* **Work to complete**
Output the full listing below exactly, without the pictures.
start
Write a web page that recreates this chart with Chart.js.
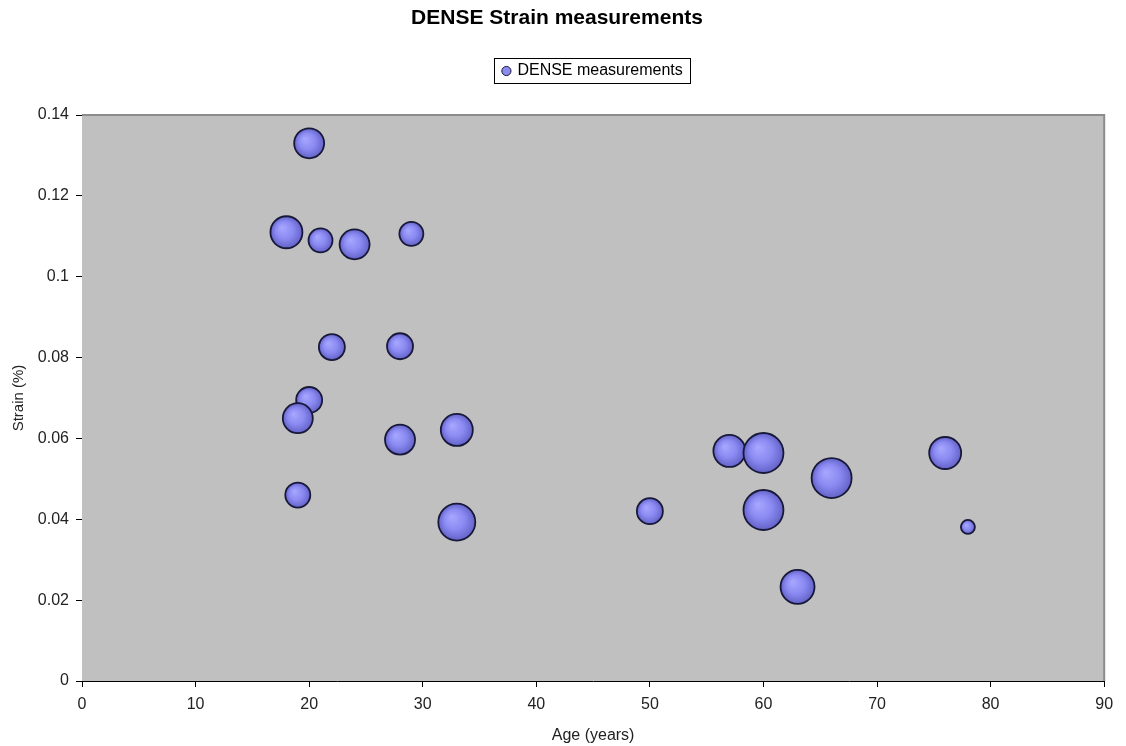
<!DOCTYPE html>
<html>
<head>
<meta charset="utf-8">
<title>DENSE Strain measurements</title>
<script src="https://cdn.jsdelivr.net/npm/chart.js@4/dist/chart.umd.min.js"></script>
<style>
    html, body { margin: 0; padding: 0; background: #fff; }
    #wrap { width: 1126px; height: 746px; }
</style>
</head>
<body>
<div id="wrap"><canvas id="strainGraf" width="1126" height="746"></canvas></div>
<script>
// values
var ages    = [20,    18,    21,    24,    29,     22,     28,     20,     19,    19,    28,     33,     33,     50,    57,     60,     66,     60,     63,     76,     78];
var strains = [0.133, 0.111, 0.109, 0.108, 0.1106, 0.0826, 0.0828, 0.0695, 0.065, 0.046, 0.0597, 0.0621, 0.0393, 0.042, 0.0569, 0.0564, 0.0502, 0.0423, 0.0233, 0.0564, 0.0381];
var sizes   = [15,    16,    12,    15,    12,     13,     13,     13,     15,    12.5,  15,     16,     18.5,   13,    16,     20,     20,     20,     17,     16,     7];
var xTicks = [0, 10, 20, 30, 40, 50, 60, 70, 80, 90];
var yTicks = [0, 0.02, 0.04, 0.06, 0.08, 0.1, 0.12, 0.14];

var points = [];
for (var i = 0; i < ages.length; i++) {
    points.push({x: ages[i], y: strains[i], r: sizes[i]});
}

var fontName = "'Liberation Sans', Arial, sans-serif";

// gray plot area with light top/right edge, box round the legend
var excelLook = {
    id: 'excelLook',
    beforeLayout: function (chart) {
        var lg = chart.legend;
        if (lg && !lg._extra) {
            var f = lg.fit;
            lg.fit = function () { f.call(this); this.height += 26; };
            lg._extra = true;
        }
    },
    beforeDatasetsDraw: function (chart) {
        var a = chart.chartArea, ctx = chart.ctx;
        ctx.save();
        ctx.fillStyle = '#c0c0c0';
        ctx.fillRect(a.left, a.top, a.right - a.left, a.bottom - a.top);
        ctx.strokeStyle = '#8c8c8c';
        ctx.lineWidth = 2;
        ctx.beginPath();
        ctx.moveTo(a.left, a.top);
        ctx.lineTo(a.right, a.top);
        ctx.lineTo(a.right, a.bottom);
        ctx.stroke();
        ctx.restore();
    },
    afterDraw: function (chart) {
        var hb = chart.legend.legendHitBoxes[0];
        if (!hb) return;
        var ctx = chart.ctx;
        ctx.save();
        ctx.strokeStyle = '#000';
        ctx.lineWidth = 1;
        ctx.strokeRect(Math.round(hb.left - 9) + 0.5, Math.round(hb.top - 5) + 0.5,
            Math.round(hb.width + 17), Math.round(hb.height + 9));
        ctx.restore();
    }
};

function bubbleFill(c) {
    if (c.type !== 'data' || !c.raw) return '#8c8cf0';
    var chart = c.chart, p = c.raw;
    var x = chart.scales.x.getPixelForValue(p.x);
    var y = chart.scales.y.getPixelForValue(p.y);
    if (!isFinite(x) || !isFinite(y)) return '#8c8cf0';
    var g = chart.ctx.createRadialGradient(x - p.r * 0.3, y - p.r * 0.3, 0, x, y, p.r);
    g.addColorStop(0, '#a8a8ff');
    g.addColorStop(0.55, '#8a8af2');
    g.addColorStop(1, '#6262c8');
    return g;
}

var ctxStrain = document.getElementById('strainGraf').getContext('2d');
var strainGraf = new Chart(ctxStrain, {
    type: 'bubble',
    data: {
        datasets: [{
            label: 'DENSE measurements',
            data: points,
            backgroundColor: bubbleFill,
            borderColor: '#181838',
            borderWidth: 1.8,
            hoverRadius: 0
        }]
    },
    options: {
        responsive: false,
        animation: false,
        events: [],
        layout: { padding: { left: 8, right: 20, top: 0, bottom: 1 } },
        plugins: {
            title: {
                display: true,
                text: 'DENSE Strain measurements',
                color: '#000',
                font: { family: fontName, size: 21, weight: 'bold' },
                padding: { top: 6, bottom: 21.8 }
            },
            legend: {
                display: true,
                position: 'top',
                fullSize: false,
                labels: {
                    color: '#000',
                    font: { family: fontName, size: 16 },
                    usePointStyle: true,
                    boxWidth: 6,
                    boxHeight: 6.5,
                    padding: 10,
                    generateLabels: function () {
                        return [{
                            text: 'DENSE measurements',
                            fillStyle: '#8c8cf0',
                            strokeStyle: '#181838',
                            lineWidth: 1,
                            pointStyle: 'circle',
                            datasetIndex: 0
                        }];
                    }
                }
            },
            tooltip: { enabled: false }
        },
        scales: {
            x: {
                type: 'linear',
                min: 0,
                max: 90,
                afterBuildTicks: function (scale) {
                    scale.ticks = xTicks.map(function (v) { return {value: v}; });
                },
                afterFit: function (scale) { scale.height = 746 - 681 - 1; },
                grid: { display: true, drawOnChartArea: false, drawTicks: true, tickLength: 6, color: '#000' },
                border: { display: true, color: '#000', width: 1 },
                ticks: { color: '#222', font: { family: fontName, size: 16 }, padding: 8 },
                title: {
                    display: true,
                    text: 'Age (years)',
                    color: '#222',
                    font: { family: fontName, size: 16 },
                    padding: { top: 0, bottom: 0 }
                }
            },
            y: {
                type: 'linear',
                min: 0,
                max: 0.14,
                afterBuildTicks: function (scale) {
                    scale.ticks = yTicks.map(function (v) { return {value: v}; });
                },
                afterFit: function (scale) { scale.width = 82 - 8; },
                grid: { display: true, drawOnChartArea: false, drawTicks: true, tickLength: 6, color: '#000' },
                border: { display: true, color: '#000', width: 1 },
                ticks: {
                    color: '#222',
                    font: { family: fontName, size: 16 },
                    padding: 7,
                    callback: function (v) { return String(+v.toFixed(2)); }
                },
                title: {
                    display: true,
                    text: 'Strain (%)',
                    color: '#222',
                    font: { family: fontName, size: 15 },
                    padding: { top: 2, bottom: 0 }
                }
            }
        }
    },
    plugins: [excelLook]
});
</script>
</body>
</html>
end
* **Reply**
Write a web page that recreates this chart with Chart.js.
<!DOCTYPE html>
<html>
<head>
<meta charset="utf-8">
<title>DENSE Strain measurements</title>
<script src="https://cdn.jsdelivr.net/npm/chart.js@4/dist/chart.umd.min.js"></script>
<style>
    html, body { margin: 0; padding: 0; background: #fff; }
    #wrap { width: 1126px; height: 746px; }
</style>
</head>
<body>
<div id="wrap"><canvas id="strainGraf" width="1126" height="746"></canvas></div>
<script>
// values
var ages    = [20,    18,    21,    24,    29,     22,     28,     20,     19,    19,    28,     33,     33,     50,    57,     60,     66,     60,     63,     76,     78];
var strains = [0.133, 0.111, 0.109, 0.108, 0.1106, 0.0826, 0.0828, 0.0695, 0.065, 0.046, 0.0597, 0.0621, 0.0393, 0.042, 0.0569, 0.0564, 0.0502, 0.0423, 0.0233, 0.0564, 0.0381];
var sizes   = [15,    16,    12,    15,    12,     13,     13,     13,     15,    12.5,  15,     16,     18.5,   13,    16,     20,     20,     20,     17,     16,     7];
var xTicks = [0, 10, 20, 30, 40, 50, 60, 70, 80, 90];
var yTicks = [0, 0.02, 0.04, 0.06, 0.08, 0.1, 0.12, 0.14];

var points = [];
for (var i = 0; i < ages.length; i++) {
    points.push({x: ages[i], y: strains[i], r: sizes[i]});
}

var fontName = "'Liberation Sans', Arial, sans-serif";

// gray plot area with light top/right edge, box round the legend
var excelLook = {
    id: 'excelLook',
    beforeLayout: function (chart) {
        var lg = chart.legend;
        if (lg && !lg._extra) {
            var f = lg.fit;
            lg.fit = function () { f.call(this); this.height += 26; };
            lg._extra = true;
        }
    },
    beforeDatasetsDraw: function (chart) {
        var a = chart.chartArea, ctx = chart.ctx;
        ctx.save();
        ctx.fillStyle = '#c0c0c0';
        ctx.fillRect(a.left, a.top, a.right - a.left, a.bottom - a.top);
        ctx.strokeStyle = '#8c8c8c';
        ctx.lineWidth = 2;
        ctx.beginPath();
        ctx.moveTo(a.left, a.top);
        ctx.lineTo(a.right, a.top);
        ctx.lineTo(a.right, a.bottom);
        ctx.stroke();
        ctx.restore();
    },
    afterDraw: function (chart) {
        var hb = chart.legend.legendHitBoxes[0];
        if (!hb) return;
        var ctx = chart.ctx;
        ctx.save();
        ctx.strokeStyle = '#000';
        ctx.lineWidth = 1;
        ctx.strokeRect(Math.round(hb.left - 9) + 0.5, Math.round(hb.top - 5) + 0.5,
            Math.round(hb.width + 17), Math.round(hb.height + 9));
        ctx.restore();
    }
};

function bubbleFill(c) {
    if (c.type !== 'data' || !c.raw) return '#8c8cf0';
    var chart = c.chart, p = c.raw;
    var x = chart.scales.x.getPixelForValue(p.x);
    var y = chart.scales.y.getPixelForValue(p.y);
    if (!isFinite(x) || !isFinite(y)) return '#8c8cf0';
    var g = chart.ctx.createRadialGradient(x - p.r * 0.3, y - p.r * 0.3, 0, x, y, p.r);
    g.addColorStop(0, '#a8a8ff');
    g.addColorStop(0.55, '#8a8af2');
    g.addColorStop(1, '#6262c8');
    return g;
}

var ctxStrain = document.getElementById('strainGraf').getContext('2d');
var strainGraf = new Chart(ctxStrain, {
    type: 'bubble',
    data: {
        datasets: [{
            label: 'DENSE measurements',
            data: points,
            backgroundColor: bubbleFill,
            borderColor: '#181838',
            borderWidth: 1.8,
            hoverRadius: 0
        }]
    },
    options: {
        responsive: false,
        animation: false,
        events: [],
        layout: { padding: { left: 8, right: 20, top: 0, bottom: 1 } },
        plugins: {
            title: {
                display: true,
                text: 'DENSE Strain measurements',
                color: '#000',
                font: { family: fontName, size: 21, weight: 'bold' },
                padding: { top: 6, bottom: 21.8 }
            },
            legend: {
                display: true,
                position: 'top',
                fullSize: false,
                labels: {
                    color: '#000',
                    font: { family: fontName, size: 16 },
                    usePointStyle: true,
                    boxWidth: 6,
                    boxHeight: 6.5,
                    padding: 10,
                    generateLabels: function () {
                        return [{
                            text: 'DENSE measurements',
                            fillStyle: '#8c8cf0',
                            strokeStyle: '#181838',
                            lineWidth: 1,
                            pointStyle: 'circle',
                            datasetIndex: 0
                        }];
                    }
                }
            },
            tooltip: { enabled: false }
        },
        scales: {
            x: {
                type: 'linear',
                min: 0,
                max: 90,
                afterBuildTicks: function (scale) {
                    scale.ticks = xTicks.map(function (v) { return {value: v}; });
                },
                afterFit: function (scale) { scale.height = 746 - 681 - 1; },
                grid: { display: true, drawOnChartArea: false, drawTicks: true, tickLength: 6, color: '#000' },
                border: { display: true, color: '#000', width: 1 },
                ticks: { color: '#222', font: { family: fontName, size: 16 }, padding: 8 },
                title: {
                    display: true,
                    text: 'Age (years)',
                    color: '#222',
                    font: { family: fontName, size: 16 },
                    padding: { top: 0, bottom: 0 }
                }
            },
            y: {
                type: 'linear',
                min: 0,
                max: 0.14,
                afterBuildTicks: function (scale) {
                    scale.ticks = yTicks.map(function (v) { return {value: v}; });
                },
                afterFit: function (scale) { scale.width = 82 - 8; },
                grid: { display: true, drawOnChartArea: false, drawTicks: true, tickLength: 6, color: '#000' },
                border: { display: true, color: '#000', width: 1 },
                ticks: {
                    color: '#222',
                    font: { family: fontName, size: 16 },
                    padding: 7,
                    callback: function (v) { return String(+v.toFixed(2)); }
                },
                title: {
                    display: true,
                    text: 'Strain (%)',
                    color: '#222',
                    font: { family: fontName, size: 15 },
                    padding: { top: 2, bottom: 0 }
                }
            }
        }
    },
    plugins: [excelLook]
});
</script>
</body>
</html>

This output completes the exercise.